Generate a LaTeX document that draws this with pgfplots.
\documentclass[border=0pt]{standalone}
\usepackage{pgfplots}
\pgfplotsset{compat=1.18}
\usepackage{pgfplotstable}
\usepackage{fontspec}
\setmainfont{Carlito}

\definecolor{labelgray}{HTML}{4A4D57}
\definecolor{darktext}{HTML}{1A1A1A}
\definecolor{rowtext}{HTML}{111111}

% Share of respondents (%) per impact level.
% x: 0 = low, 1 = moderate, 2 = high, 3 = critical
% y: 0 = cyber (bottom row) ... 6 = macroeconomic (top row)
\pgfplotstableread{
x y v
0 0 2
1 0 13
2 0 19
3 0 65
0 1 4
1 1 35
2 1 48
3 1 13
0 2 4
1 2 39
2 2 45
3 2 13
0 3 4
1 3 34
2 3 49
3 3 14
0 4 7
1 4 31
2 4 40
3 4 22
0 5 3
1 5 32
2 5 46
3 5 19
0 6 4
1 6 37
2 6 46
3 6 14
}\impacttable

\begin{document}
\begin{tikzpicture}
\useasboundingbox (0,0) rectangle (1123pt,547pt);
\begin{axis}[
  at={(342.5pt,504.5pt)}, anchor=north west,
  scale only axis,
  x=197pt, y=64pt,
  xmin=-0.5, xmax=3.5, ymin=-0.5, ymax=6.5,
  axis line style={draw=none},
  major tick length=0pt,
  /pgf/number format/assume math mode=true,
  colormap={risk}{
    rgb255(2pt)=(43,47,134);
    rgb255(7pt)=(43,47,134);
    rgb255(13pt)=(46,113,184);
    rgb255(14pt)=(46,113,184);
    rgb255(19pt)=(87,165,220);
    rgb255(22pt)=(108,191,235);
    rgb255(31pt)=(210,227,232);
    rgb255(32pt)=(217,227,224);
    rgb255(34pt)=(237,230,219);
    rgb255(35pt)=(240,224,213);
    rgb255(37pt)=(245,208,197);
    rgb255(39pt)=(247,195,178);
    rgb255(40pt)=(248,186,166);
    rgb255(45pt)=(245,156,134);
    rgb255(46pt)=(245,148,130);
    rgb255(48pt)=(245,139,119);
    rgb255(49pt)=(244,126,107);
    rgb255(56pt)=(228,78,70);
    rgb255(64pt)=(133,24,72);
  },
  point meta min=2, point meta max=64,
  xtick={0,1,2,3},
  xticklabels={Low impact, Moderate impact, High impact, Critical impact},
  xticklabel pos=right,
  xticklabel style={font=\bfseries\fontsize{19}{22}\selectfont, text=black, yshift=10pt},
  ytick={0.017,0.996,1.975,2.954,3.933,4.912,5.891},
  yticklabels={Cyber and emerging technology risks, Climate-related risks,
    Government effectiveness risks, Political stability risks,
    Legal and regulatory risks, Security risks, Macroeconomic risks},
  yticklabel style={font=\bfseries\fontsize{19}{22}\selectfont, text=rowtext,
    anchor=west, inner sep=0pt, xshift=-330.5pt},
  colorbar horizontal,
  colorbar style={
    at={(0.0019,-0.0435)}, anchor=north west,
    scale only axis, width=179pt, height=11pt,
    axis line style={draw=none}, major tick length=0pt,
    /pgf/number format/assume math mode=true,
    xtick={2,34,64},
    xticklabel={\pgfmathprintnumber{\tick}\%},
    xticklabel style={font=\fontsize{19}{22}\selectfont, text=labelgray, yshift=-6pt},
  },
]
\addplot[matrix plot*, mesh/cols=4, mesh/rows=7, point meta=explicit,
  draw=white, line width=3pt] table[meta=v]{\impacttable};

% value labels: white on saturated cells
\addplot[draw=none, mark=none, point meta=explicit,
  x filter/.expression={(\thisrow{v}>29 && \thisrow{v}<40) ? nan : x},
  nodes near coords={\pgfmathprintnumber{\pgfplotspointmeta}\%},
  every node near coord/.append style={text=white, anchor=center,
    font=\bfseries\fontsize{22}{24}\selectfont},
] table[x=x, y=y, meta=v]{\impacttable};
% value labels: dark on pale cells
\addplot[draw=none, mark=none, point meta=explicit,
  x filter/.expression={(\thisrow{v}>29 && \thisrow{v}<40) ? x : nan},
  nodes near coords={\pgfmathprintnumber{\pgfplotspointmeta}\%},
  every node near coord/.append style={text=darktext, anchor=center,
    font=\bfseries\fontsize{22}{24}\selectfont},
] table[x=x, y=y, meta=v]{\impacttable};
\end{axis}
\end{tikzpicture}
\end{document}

++++++++

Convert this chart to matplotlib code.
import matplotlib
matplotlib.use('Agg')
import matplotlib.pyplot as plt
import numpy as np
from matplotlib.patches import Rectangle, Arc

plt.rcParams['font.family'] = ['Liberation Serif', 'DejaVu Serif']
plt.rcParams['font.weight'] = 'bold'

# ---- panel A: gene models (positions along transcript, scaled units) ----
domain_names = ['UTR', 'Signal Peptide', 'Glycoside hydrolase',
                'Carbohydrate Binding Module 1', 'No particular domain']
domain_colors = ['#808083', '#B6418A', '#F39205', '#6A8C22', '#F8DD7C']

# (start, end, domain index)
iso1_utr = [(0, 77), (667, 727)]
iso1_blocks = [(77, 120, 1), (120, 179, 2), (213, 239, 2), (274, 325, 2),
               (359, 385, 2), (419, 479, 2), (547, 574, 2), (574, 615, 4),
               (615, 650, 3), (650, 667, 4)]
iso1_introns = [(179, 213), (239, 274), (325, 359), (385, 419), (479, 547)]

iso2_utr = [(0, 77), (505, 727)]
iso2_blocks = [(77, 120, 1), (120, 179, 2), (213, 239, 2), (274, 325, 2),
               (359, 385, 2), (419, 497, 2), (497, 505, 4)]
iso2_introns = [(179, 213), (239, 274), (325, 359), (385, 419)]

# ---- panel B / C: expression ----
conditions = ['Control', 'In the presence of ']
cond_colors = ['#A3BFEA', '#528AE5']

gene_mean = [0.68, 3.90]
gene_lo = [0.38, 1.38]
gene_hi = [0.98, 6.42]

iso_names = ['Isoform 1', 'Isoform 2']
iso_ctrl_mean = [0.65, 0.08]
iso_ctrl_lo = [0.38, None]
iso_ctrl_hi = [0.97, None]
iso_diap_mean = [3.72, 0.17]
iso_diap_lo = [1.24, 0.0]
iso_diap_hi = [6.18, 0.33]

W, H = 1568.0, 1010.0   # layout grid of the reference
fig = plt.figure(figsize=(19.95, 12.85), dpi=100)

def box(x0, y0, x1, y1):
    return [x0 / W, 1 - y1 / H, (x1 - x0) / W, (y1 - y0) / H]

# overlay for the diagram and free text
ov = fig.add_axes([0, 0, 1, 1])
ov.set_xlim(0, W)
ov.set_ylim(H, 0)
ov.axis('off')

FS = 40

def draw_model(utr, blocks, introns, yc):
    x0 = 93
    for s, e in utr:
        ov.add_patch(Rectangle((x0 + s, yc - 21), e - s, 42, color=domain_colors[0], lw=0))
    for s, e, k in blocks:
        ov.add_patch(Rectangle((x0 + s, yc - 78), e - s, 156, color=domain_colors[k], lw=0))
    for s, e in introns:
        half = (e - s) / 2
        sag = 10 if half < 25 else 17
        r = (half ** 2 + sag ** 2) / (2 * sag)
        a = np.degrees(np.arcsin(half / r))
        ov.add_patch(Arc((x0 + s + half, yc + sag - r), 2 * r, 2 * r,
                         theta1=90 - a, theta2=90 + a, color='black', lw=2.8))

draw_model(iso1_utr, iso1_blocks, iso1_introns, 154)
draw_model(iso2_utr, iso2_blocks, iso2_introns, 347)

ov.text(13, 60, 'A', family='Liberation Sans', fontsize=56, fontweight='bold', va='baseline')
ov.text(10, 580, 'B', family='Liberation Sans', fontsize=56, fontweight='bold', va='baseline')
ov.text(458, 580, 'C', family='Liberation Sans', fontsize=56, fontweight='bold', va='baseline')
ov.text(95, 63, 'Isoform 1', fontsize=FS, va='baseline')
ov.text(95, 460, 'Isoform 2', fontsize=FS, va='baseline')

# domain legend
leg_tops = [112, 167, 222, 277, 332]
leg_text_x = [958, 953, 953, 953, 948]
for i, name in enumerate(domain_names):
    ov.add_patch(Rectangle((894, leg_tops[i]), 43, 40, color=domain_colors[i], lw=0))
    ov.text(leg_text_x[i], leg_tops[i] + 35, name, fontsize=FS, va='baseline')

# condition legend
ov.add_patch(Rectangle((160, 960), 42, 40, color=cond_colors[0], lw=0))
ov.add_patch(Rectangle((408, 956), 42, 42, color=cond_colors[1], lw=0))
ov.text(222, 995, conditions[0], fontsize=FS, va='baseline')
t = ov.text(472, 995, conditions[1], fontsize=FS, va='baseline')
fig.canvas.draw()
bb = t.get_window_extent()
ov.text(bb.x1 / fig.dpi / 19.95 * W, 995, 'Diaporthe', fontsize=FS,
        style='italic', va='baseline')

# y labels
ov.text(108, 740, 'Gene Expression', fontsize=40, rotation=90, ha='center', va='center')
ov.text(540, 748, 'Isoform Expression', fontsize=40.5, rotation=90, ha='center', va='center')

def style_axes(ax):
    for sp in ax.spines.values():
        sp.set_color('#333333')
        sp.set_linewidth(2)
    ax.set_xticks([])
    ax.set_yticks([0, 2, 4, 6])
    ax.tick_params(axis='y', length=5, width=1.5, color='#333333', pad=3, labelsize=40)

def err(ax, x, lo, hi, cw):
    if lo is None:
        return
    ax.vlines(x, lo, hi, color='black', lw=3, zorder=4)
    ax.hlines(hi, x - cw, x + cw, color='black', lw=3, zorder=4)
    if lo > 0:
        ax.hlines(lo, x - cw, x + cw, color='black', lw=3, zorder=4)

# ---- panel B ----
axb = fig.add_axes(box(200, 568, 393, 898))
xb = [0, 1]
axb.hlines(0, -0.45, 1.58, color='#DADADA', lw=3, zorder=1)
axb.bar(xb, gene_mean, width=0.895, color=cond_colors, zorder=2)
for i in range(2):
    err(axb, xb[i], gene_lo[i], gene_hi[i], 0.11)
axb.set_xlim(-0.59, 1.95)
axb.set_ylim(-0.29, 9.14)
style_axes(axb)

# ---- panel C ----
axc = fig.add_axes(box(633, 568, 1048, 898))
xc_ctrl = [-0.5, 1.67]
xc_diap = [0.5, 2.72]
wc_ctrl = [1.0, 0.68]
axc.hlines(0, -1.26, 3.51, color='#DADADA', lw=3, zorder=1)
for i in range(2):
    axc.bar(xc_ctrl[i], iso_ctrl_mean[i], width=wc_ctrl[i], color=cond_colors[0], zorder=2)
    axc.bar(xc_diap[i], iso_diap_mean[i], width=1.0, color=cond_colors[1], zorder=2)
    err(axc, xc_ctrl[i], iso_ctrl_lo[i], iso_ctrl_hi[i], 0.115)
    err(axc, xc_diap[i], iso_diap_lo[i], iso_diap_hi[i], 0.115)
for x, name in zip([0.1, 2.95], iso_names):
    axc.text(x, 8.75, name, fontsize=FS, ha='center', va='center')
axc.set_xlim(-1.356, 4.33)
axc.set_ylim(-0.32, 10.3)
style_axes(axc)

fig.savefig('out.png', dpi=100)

++++++++

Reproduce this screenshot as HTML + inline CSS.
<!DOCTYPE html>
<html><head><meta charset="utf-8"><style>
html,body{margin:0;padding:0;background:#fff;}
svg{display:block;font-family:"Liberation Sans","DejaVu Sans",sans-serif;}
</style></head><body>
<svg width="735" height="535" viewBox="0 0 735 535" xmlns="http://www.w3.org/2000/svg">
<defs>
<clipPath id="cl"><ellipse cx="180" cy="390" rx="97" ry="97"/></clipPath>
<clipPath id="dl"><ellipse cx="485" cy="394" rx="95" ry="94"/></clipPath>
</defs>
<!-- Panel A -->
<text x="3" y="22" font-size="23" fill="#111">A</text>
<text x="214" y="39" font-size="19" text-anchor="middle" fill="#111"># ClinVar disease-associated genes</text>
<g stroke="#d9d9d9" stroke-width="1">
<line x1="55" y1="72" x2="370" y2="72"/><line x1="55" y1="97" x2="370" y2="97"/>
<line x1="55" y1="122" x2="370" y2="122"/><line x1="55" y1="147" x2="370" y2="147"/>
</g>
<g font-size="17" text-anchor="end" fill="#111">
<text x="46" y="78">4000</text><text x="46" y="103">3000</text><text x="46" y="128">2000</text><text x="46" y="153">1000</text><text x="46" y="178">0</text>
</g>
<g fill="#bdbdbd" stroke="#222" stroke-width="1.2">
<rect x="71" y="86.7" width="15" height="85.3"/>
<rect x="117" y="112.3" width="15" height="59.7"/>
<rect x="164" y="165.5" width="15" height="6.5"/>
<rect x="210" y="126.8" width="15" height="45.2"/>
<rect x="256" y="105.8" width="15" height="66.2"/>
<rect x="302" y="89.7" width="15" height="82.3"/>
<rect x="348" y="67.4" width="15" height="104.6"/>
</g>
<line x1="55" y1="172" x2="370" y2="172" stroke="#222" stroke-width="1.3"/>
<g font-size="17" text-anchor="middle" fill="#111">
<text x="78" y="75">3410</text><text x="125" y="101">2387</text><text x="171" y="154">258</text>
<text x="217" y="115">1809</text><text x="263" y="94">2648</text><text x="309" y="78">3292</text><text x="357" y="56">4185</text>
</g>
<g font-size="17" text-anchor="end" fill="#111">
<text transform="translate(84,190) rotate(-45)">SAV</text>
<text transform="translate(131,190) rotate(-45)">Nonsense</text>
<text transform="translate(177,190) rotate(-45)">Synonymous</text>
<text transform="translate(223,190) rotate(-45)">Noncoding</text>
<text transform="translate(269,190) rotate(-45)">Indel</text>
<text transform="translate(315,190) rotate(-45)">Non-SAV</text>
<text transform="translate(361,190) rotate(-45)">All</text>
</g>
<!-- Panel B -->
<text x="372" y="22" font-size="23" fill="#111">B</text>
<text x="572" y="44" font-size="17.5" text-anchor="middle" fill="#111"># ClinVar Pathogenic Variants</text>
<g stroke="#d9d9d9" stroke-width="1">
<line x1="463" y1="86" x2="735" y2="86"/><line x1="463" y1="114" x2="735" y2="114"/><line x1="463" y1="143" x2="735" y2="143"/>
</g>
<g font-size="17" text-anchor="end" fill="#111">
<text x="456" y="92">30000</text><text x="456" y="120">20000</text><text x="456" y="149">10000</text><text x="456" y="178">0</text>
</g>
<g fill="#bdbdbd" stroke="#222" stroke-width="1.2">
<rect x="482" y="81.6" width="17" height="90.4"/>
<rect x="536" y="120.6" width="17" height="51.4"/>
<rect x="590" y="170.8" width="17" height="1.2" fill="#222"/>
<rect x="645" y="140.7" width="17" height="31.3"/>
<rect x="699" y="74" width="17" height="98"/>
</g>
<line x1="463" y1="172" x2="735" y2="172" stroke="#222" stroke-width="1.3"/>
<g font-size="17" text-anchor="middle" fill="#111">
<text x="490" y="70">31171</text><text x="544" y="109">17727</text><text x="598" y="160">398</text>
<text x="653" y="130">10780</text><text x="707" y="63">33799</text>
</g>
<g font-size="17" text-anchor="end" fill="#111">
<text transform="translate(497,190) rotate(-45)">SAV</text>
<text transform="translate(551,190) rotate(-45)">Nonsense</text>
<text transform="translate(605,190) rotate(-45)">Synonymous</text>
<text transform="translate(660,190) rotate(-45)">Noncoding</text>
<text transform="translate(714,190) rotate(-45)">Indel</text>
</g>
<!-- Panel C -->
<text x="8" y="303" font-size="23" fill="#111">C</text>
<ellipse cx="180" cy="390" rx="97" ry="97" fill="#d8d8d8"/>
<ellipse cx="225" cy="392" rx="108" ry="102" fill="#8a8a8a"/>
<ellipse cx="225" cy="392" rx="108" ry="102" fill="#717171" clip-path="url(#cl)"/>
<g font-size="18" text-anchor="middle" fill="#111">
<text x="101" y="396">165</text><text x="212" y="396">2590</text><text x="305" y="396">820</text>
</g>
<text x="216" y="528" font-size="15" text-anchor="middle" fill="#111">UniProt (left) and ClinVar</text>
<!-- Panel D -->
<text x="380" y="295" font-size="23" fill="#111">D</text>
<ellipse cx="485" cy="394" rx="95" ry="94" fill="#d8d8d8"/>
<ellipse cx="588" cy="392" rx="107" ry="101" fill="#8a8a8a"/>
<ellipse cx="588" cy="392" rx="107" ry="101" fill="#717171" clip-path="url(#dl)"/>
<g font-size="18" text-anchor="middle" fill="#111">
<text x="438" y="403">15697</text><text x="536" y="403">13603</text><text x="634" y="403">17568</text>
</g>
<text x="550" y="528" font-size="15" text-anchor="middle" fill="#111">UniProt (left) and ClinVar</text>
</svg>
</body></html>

++++++++

» Exercise prompt:
Quote the lines that begin at the line containing "Convert this chart to matplotlib code." and end at the line containing "plt.rcParams['font.weight'] = 'bold'", keeping both of those lines.

» Complete output:
Convert this chart to matplotlib code.
import matplotlib
matplotlib.use('Agg')
import matplotlib.pyplot as plt
import numpy as np
from matplotlib.patches import Rectangle, Arc

plt.rcParams['font.family'] = ['Liberation Serif', 'DejaVu Serif']
plt.rcParams['font.weight'] = 'bold'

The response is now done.